An oversize floor lamp made for outdoor use will light up an entire deck seating area with its 250-watt halogen bulb. A plastic shade, galvanized steel frame, and aluminum base make this fixture weatherproof. Six lead weights keep it stable in windy conditions. It’s a plug-in lamp, so you’ll need a weatherproof outdoor outlet — a minor concession for this $13,750 outdoor fixture.
Most deck lighting — including railing lights and uplighting for trees — is low-voltage. A low-voltage system uses a transformer to convert regular 120-volt household current into 12-volt current. With less power, however, exterior lights may be dimmer than you expect. That’s why it’s important that your transformer is sized for your lighting scheme. Buy a transformer ($100-$200) that plugs into an outdoor outlet, or have an electrician install one for about $400.
Way-Easy Deck Lighting
String lights offer versatility and style — they go up in any location, there’s no need to conceal wiring (it’s part of the lights), and they come in tons of styles and sizes. You can choose standard lights that plug directly into an outlet, or low-voltage lights that use 12-volt current. Outdoor solar-powered lights cost a bit more initially but don’t use household power and aren’t dependent on a nearby power source. A 14-ft.-long string with 20 solar-powered LED lights is about $20.
Keepin’ it Cool
A combination light and ceiling fan brings a welcome cooling breeze to the warmest days. You’ll need to run a 120-volt circuit to power your outdoor fan; use the juice to power other outdoor lights as well. Concealing the wires isn’t difficult with the solid ceiling shown here; for an open pergola or arbor, run wires on top of or alongside framing members and paint them to match the woodwork.
A Light Meal
An outdoor kitchen adds a lot of enjoyment to your deck or patio, but be sure to include lighting that lets you flip burgers when the sun goes down. Almost every type of fixture is available in a weatherproof outdoor version — wall sconces, track lights, and recessed lighting. Putting your outdoor lights on dimmers helps you adjust for mood and tasks.
In some municipalities, lighting exterior stairways for entrances, decks, and patios is required by building codes. An easy way to add this sensible safety measure is with motion-activated lighting. The battery-operated lights shown here install anywhere using screws or double-sided tape. A bright LED light comes on when motion is detected up to 8 feet away, and stays on for 30 seconds. Battery life is good for about a year. $40 for a set of 3 lights; the AAA batteries aren’t included.
Directional Lighting That’s Sea Turtle Safe
When illuminating stairs and walkways, fixtures should cast light downward at the walking surface — not upward into eyes. These low-voltage railing lights have hoods that project light down for safety. Because they’re in use at the seashore, these particular fixtures feature amber LED bulbs that won’t attract and confuse endangered baby sea turtles.
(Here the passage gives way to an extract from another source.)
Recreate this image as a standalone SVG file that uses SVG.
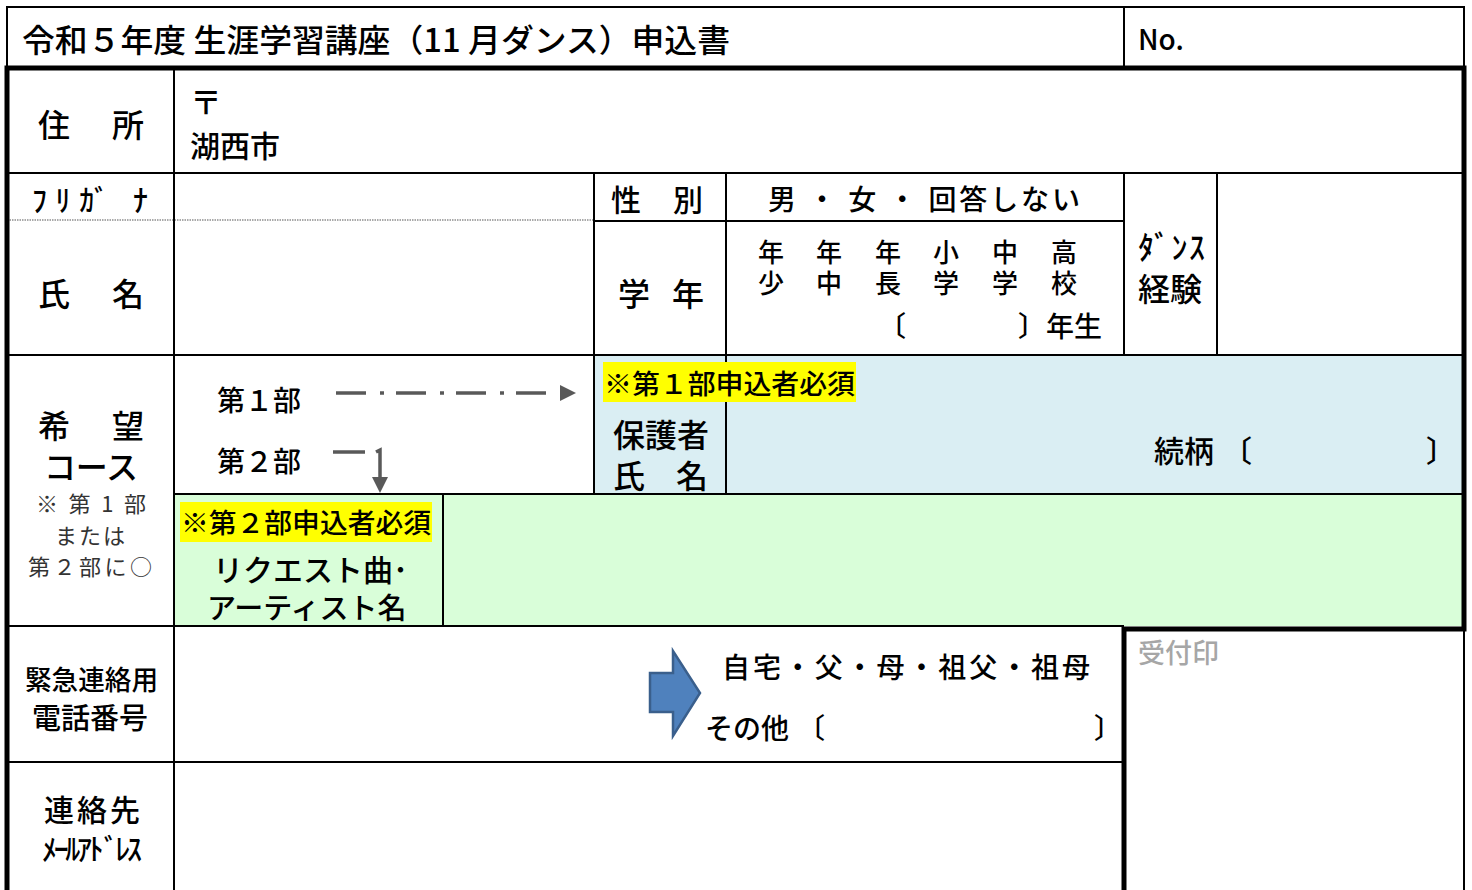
<svg xmlns="http://www.w3.org/2000/svg" width="1472" height="890" viewBox="0 0 1472 890">
<defs>
<style>
text{font-family:"Noto Sans CJK JP","Noto Sans",sans-serif;fill:#000;dominant-baseline:central;font-weight:500}
.t{stroke:#000;stroke-width:2;fill:none}
.k{stroke:#000;stroke-width:5;fill:none}
.note{fill:#333;font-weight:400}
.conn{stroke:#595959;stroke-width:3.5;fill:none}
.hl{fill:#FFFF00}
</style>
<marker id="ah" markerUnits="userSpaceOnUse" markerWidth="17" markerHeight="16" refX="0" refY="8" orient="auto">
<path d="M0,0 L16,8 L0,16 Z" fill="#595959"/>
</marker>
</defs>
<rect width="1472" height="890" fill="#fff"/>

<g id="fills">
<rect x="594" y="355" width="870" height="139" fill="#DAEEF3"/>
<rect x="174" y="494" width="1290" height="132" fill="#D9FED9"/>
</g>

<g id="grid">
<rect class="t" x="7" y="7" width="1457" height="61"/>
<line class="t" x1="1124" y1="7" x2="1124" y2="68"/>
<line class="t" x1="7" y1="173" x2="1464" y2="173"/>
<line x1="7" y1="220" x2="594" y2="220" stroke="#555" stroke-width="1.2" stroke-dasharray="1.5 1"/>
<line class="t" x1="594" y1="221" x2="1124" y2="221"/>
<line class="t" x1="7" y1="355" x2="1464" y2="355"/>
<line class="t" x1="174" y1="68" x2="174" y2="890"/>
<line class="t" x1="594" y1="173" x2="594" y2="494"/>
<line class="t" x1="726" y1="173" x2="726" y2="494"/>
<line class="t" x1="1124" y1="173" x2="1124" y2="355"/>
<line class="t" x1="1217" y1="173" x2="1217" y2="355"/>
<line class="t" x1="174" y1="494" x2="1464" y2="494"/>
<line class="t" x1="443" y1="494" x2="443" y2="626"/>
<line class="t" x1="7" y1="626" x2="1124" y2="626"/>
<line class="t" x1="7" y1="762" x2="1124" y2="762"/>
<line class="t" x1="1464" y1="629" x2="1464" y2="890"/>
<path class="k" d="M7,890 V68 H1464 V629 H1124 V890"/>
</g>

<g id="title">
<text x="22" y="38" font-size="32" font-weight="400" textLength="708" lengthAdjust="spacingAndGlyphs">令和５年度 生涯学習講座（11 月ダンス）申込書</text>
</g>
<g id="number">
<text x="1138" y="38" font-size="28" font-weight="400">No.</text>
</g>

<g id="address">
<text x="38 112" y="123" font-size="32">住所</text>
<text x="190" y="100" font-size="32" font-weight="400">〒</text>
<text x="190" y="144" font-size="30" font-weight="400">湖西市</text>
</g>

<g id="furigana">
<text x="32" y="198" font-size="30" textLength="116" lengthAdjust="spacing">ﾌﾘｶﾞ ﾅ</text>
</g>

<g id="name">
<text x="38 112" y="292" font-size="32">氏名</text>
</g>

<g id="gender">
<text x="611 673" y="198" font-size="30">性別</text>
<text x="768" y="198" font-size="28" font-weight="400" textLength="312" lengthAdjust="spacing">男 ・ 女 ・ 回答しない</text>
</g>

<g id="grade">
<text x="618 672" y="292" font-size="32">学年</text>
<text font-size="26" font-weight="400"><tspan x="758 816 875 933 992 1051" y="250">年年年小中高</tspan><tspan x="758 816 875 933 992 1051" y="281">少中長学学校</tspan><tspan x="878" y="325" font-size="28">〔</tspan><tspan x="1018" y="325" font-size="28">〕年生</tspan></text>
</g>

<g id="dance-experience">
<text font-size="32"><tspan x="1138" y="245" textLength="67" lengthAdjust="spacing">ﾀﾞﾝｽ</tspan><tspan x="1138" y="287">経験</tspan></text>
</g>

<g id="course">
<text x="38 112" y="424" font-size="32">希望</text>
<text x="44" y="465" font-size="32" textLength="94" lengthAdjust="spacing">コース</text>
<text class="note" font-size="22"><tspan x="36" y="502" textLength="110" lengthAdjust="spacing">※ 第 1 部</tspan><tspan x="55" y="534" textLength="70" lengthAdjust="spacing">または</tspan><tspan x="28" y="565" textLength="124" lengthAdjust="spacing">第２部に○</tspan></text>
<text x="217" y="399" font-size="28">第１部</text>
<text x="217" y="460" font-size="28">第２部</text>
</g>

<g id="guardian">
<rect class="hl" x="603" y="362" width="253" height="40"/>
<text x="604" y="382" font-size="27" textLength="251" lengthAdjust="spacingAndGlyphs">※第１部申込者必須</text>
<text font-size="32"><tspan x="613" y="433">保護者</tspan><tspan x="613" y="474">氏</tspan><tspan x="676" y="474">名</tspan></text>
<text y="449" font-size="30"><tspan x="1154">続柄</tspan><tspan x="1222">〔</tspan><tspan x="1426">〕</tspan></text>
</g>

<g id="request">
<rect class="hl" x="180" y="502" width="252" height="40"/>
<text x="181" y="521" font-size="27" textLength="250" lengthAdjust="spacingAndGlyphs">※第２部申込者必須</text>
<text font-size="30"><tspan x="213" y="568">リクエスト曲･</tspan><tspan x="207" y="606" font-size="29">アーティスト名</tspan></text>
</g>

<g id="emergency">
<text font-size="28"><tspan x="25" y="678" font-size="27" textLength="133" lengthAdjust="spacingAndGlyphs">緊急連絡用</tspan><tspan x="32" y="716" font-size="29">電話番号</tspan></text>
<path d="M650,673 H673 V651 L700,693 L673,736 V712 H650 Z" fill="#4F81BD" stroke="#3A5F8C" stroke-width="2.5"/>
<text x="722" y="666" font-size="28" font-weight="400" textLength="368" lengthAdjust="spacing">自宅・父・母・祖父・祖母</text>
<text y="727" font-size="28" font-weight="400"><tspan x="705">その他</tspan><tspan x="797">〔</tspan><tspan x="1094">〕</tspan></text>
</g>

<g id="reception">
<text x="1138" y="651" font-size="27" font-weight="400" style="fill:#A6A6A6">受付印</text>
</g>

<g id="email">
<text font-size="30"><tspan x="44" y="808" textLength="96" lengthAdjust="spacing">連絡先</tspan><tspan x="42" y="847" textLength="100" lengthAdjust="spacing">ﾒｰﾙｱﾄﾞﾚｽ</tspan></text>
</g>

<g id="connectors">
<path class="conn" d="M336,393 H560" stroke-dasharray="30 14 4 12" marker-end="url(#ah)"/>
<path class="conn" d="M333,452 H365"/>
<path class="conn" d="M376,452 L380,450 V477" marker-end="url(#ah)"/>
</g>
</svg>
The lights ($218 each) feature solid brass hoods and marine-grade wiring to resist corrosion.
Today, You’re Purple
Express your every mood, color-wise, with RGB LED lighting. The RGB stands for red, green, and blue. By using a computerized controller, you can mix the RGB output to produce any color in the rainbow — and a few that aren’t. Outdoor RGB LED light fixtures come as waterproof strips and bars. You’ll need a transformer to provide the low-voltage current needed for your LED lights, and a waterproof location for the controller. A kit with 8 feet of strip lights costs about $275.
Tempered safety glass has been used for deck balusters for years, but these glass panels go one step further. LED lights in the top and bottom caps illuminate the glass surface and cast a gentle ambient light. The panels ($230 each) feature etchings that catch the light to create a unique, decorative touch. Most glass balusters are compliant with building codes, but check your local codes to be sure.